One of the more popular topics currently is change. It does seem that almost every aspect of our lives is changing at an ever increasing pace. Almost everyone I talk to seems to be struggling with or trying to cope with change of some kind.
In a relatively short amount of time, computers went from taking up an entire room to fitting on your lap. And now it seems like everyone has some type of smartphone, which is, for all practical purposes, a computer that fits in your pocket. And now we are going from cars with cruise control to cars that drive themselves.
While adapting to and embracing change is important for independent insurance agents, I would like to suggest that your agency take some time to stop and focus on some things that seem to be constant. Even though it might not seem like it, there are quite a few things that don’t seem to be changing.

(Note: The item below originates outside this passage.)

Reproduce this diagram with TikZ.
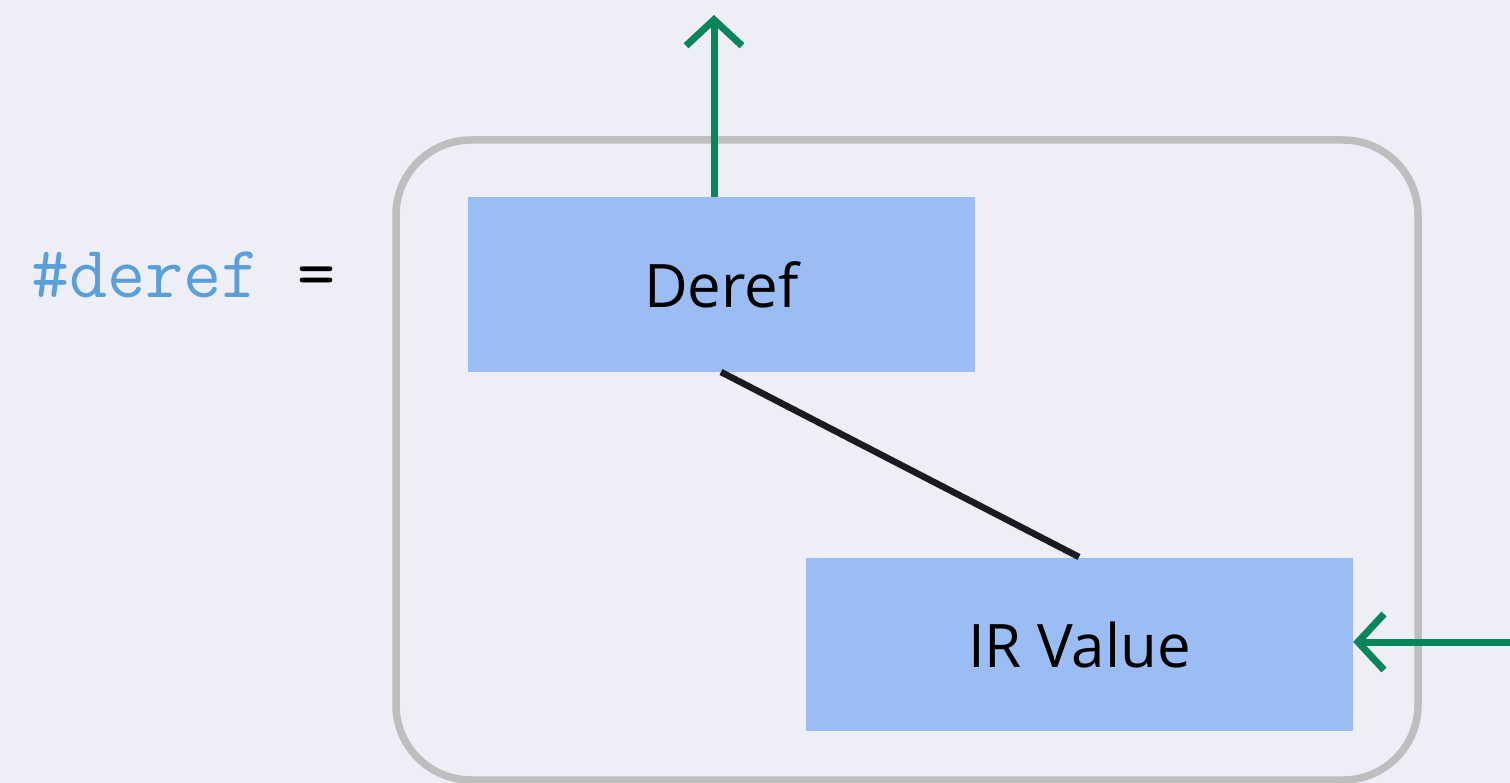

- People like to stay in touch. Long-distance phone calls have been replaced with Facetime and Skype. We now keep our friends and relatives updated by posting on social media sites like Facebook, Twitter, and Instagram. We don’t get handwritten letters, but we still get emails and text messages. How we stay in touch has certainly changed, but our desire to stay connected has not. Have you thought about how your agency is staying in touch with clients lately? Do you send out birthday and holiday cards? How about periodic emails asking if they’ve experienced any major life events that would require updates to their policies?
- I don’t think I have ever talked someone who didn’t want to feel important. I can’t think of anyone I have ever met who would be content to simply be a number in a computer database. More people than ever before are working from home. One of the biggest complaints these people have is that they sometimes feel ‘forgotten.’ That need to feel important or valued is important for both your employees and your customers. How does your agency show them they are valued? A simple “thank you” can go a long way.
- Finally, I don’t think there has been a time in history when people didn’t want good service, and today is no exception. I’ll admit that how we define good service has changed. We now expect our packages to be delivered more quickly than before. We no longer write complaint letters. Instead, we fill out forms on websites and expect that someone will respond to us at Internet speed. Is your agency equipped and prepared to provide the quality of service you pride yourself on at the speed your clients have come to expect in the digital age?
My point to all of this is simple. To be really successful in this ever-changing world, you can’t lose sight of those things that are and will continue to remain constant.